Combatting Fiscal Fraud and Empowering Regulators - COFFERS (Horizon 2020, Nov 2016 to Oct 2019)
Projektteam: Thomas Rixen, Lukas Hakelberg, Fabio Bothner, Leo Ahrens
Together with Lukas Hakelberg and Robert Gäde I am part of an international consortium, which investigates the causes and consequences of tax evasion and avoidance and seeks to redress these deficiencies of fiscal systems in the European Union. Our work package in Bamberg can be summarized as follows:
Between 2010 and 2014 a new global regime on the automatic exchange of account information emerged. Under the regime, most major tax havens report foreign account holders and their capital income to their respective home countries. This makes tax evasion a lot more difficult. As the new regime seems to put brakes on tax competition – the main reason for low taxes on capital income – we want to find out whether the downward trend in tax rates is coming to a halt or even reversing. Of course, many political and institutional factors are likely to mediate the impact of international cooperation on national tax rates. Hence, we assume that the decline in tax rates on capital income will only come to an end, if two things happen at the national level: (a) tax administrations in all countries need to fully implement the new regime’s information exchange provisions; and (b) tax policy makers need to exploit their new leeway and actually increase capital tax rates.

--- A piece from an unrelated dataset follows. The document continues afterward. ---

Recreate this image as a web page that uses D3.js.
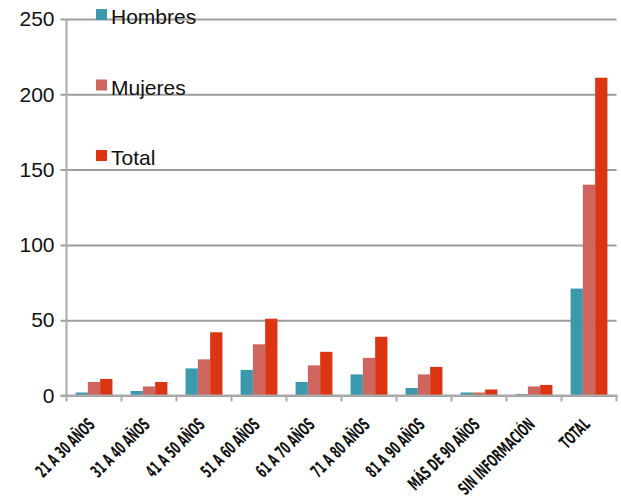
<!DOCTYPE html>
<html>
<head>
<meta charset="utf-8">
<script src="https://cdn.jsdelivr.net/npm/d3@7"></script>
<style>
  body { margin: 0; background: #fff; }
  svg { display: block; }
</style>
</head>
<body>
<script>
// Data
const categories = ["21 A 30 AÑOS", "31 A 40 AÑOS", "41 A 50 AÑOS", "51 A 60 AÑOS", "61 A 70 AÑOS",
                    "71 A 80 AÑOS", "81 A 90 AÑOS", "MÁS DE 90 AÑOS", "SIN INFORMACIÓN", "TOTAL"];
const seriesNames = ["Hombres", "Mujeres", "Total"];
const hombres = [2, 3, 18, 17, 9, 14, 5, 2, 1, 71];
const mujeres = [9, 6, 24, 34, 20, 25, 14, 2, 6, 140];
const total   = [11, 9, 42, 51, 29, 39, 19, 4, 7, 211];
const yTicks  = [0, 50, 100, 150, 200, 250];
const colors  = ["#3a99ad", "#cf655f", "#dc3513"];

const width = 621, height = 503;
const plotLeft = 66.5, plotRight = 616.5, plotTop = 19, plotBottom = 395.5;

const svg = d3.select("body").append("svg")
    .attr("width", width)
    .attr("height", height);

// Scales
const x0 = d3.scaleBand().domain(categories).range([plotLeft, plotRight]);
const x1 = d3.scaleBand().domain(seriesNames)
    .range([x0.bandwidth() * 0.165, x0.bandwidth() * 0.835]);
const y = d3.scaleLinear().domain([0, 250]).range([plotBottom, plotTop]);

const rows = categories.map((c, i) => ({
  cat: c,
  vals: [hombres[i], mujeres[i], total[i]]
}));

// Gridlines + y axis
const yAxis = d3.axisLeft(y).tickValues(yTicks)
    .tickSize(-(plotRight - plotLeft)).tickPadding(12);
const gy = svg.append("g")
    .attr("transform", "translate(" + plotLeft + ",0)")
    .call(yAxis);
gy.select(".domain").remove();
gy.selectAll(".tick line")
    .attr("x1", -6)
    .attr("stroke", "#9d9d9d")
    .attr("stroke-width", 2);
gy.selectAll(".tick text")
    .attr("font-family", "Liberation Sans, Arial, sans-serif")
    .attr("font-size", 21)
    .attr("fill", "#111");

// Bars
const groups = svg.append("g").selectAll("g")
    .data(rows)
    .enter().append("g")
    .attr("transform", d => "translate(" + x0(d.cat) + ",0)");

groups.selectAll("rect")
    .data(d => d.vals.map((v, j) => ({ s: seriesNames[j], v: v, j: j })))
    .enter().append("rect")
    .attr("x", d => x1(d.s))
    .attr("width", x1.bandwidth())
    .attr("y", d => y(d.v))
    .attr("height", d => y(0) - y(d.v))
    .attr("fill", d => colors[d.j]);

// Vertical axis line
svg.append("line")
    .attr("x1", plotLeft).attr("x2", plotLeft)
    .attr("y1", plotTop).attr("y2", plotBottom + 1)
    .attr("stroke", "#aaa").attr("stroke-width", 2);

// X axis line and boundary ticks
svg.append("line")
    .attr("x1", plotLeft - 6).attr("x2", plotRight + 1)
    .attr("y1", plotBottom).attr("y2", plotBottom)
    .attr("stroke", "#aaa").attr("stroke-width", 2);

const bounds = categories.map(c => x0(c)).concat([plotRight]);
svg.append("g").selectAll("line")
    .data(bounds)
    .enter().append("line")
    .attr("x1", d => d).attr("x2", d => d)
    .attr("y1", plotBottom).attr("y2", plotBottom + 6)
    .attr("stroke", "#aaa").attr("stroke-width", 2);

// X labels (condensed, rotated)
const xAxis = d3.axisBottom(x0).tickSize(0);
const gx = svg.append("g")
    .attr("transform", "translate(0," + plotBottom + ")")
    .call(xAxis);
gx.select(".domain").remove();
const labels = gx.selectAll(".tick text")
    .attr("font-family", "DejaVu Sans Condensed, DejaVu Sans, sans-serif")
    .attr("font-weight", "bold")
    .attr("font-size", 17.5)
    .attr("fill", "#111")
    .attr("text-anchor", "end")
    .attr("dy", 0)
    .attr("y", 0);

// squeeze glyphs so the longest label fits in ~100px
const longest = d3.max(labels.nodes(), n => n.getComputedTextLength());
const squeeze = 100 / longest;
labels.attr("transform", "translate(2,30) rotate(-45) scale(" + squeeze + ",1)");

// Legend
const legend = svg.append("g").selectAll("g")
    .data(seriesNames)
    .enter().append("g")
    .attr("transform", (d, i) => "translate(96," + (9 + i * 70.5) + ")");

legend.append("rect")
    .attr("width", 11).attr("height", 11)
    .attr("fill", (d, i) => colors[i]);

legend.append("text")
    .attr("x", 15).attr("y", 15)
    .attr("font-family", "Liberation Sans, Arial, sans-serif")
    .attr("font-size", 21)
    .attr("fill", "#111")
    .text(d => d);
</script>
</body>
</html>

Against this background, we want to answer why tax policy and administrative change is transformative in some countries, but incremental or even absent in others? To this effect, we develop several hypotheses. With respect to administrative implementation, initial hypotheses are built around (i) the conflicting interests of high- and low tax countries, (ii) the institutional capacity of national administrations, (iii) and the diffusion of regulatory models among interdependent countries. With respect to tax policy changes, initial hypotheses focus on (i) partisan differences, (ii) countervailing pressures against capital interests coming from the electorate, and (iii) country size determining whether a jurisdiction tends to import or export capital.